|December 06, 2000|
Australia Must Prepare For 10 Million International Tourists In 2010
Speaking following the release of the new Tourism Forecasting Council (TFC) figures by Minister for Tourism Jackie Kelly, Mr Morse said the figures highlighted the importance of Australia's inbound tourism industry. "The forecasts clearly show that Australian tourism is on the verge a booming decade," he said. "These visitors will collectively generate $235.37 billion over the next ten years to the Australian economy and create hundreds of thousands of jobs.

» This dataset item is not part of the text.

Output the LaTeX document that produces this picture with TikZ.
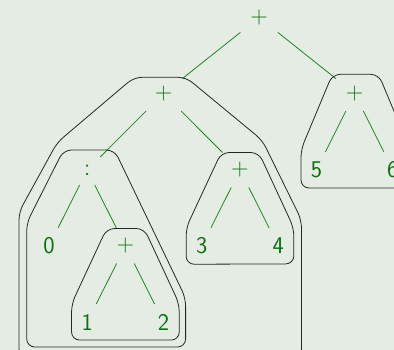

"However, the forecast growth in inbound arrivals has many implications for the industry and tourism operators, education sector the wider business community and governments must prepare for the massive growth in inbound arrivals over the next ten years.
"The forecasts will only be realised should Australia have the job skills, the infrastructure, the product and the promotion. We need to be able to get them here, provide beds, feed them as well as entertain and provide tourism experiences while in Australia.
"If these forecasts are to be realised we need to address issues such as tourism infrastructure, preparing our workforce with skills such as languages as well as continue to aggressively promote Australia as a tourist destination.
Mr Morse said the figures show that by 2010 many of Australia's tourist markets would be delivering around 1 million visitors each year including the UK, US, NZ, China and Japan. "Strong growth is forecast to continue from the US with an annual average growth rate of 7.1 per cent with 891,000 visitors in 2010," Mr Morse said. "Similarly, the UK is forecast to grow steadily with a 6.2 per cent annual average growth rate until 2010 to reach 1.1 million visitors.
"Japan, one of Australia's biggest tourism markets, is expected to return to growth over the next decade and is forecast to increase by an average 4.3 per cent each year until 2010, which is great news for our sector.
"The figures also show that Asia will continue to be an important region, with visitor arrivals expected to double in five year (1.4 million in 2000 to 2.8 million in 2006).
Mr Morse said some of the best tourism performers for the first decade of the new century would be the emerging markets such as China and Korea. "China is set to become one of our biggest international tourism markets with visitor arrivals forecast to increase by a massive 25.2 per cent year to reach 1.1 million by 2010," he said. "Strong growth is also expected from Korea with an increase of 18.3 per cent growth each year to 2010."
"New Zealand, which has emerged as Australia's biggest tourism markets is forecast to grow steadily with an annual average growth rate of 2.1 per cent until 2010.
Mr Morse said the outlook for the Australian tourism industry was strong for a number of reasons, which has led to the upward revision of the TFC forecasts. "More affordable flights and a greater number of airlines flying to Australia as well as a continued enthusiasm for travel to Australia will spur rises in both visitor numbers and spending over the next decade.
"Similarly the forecast growth from our emerging markets including China, Korea, the Middle East and India will see Australia reach the forecast 10 million visitors by 2010.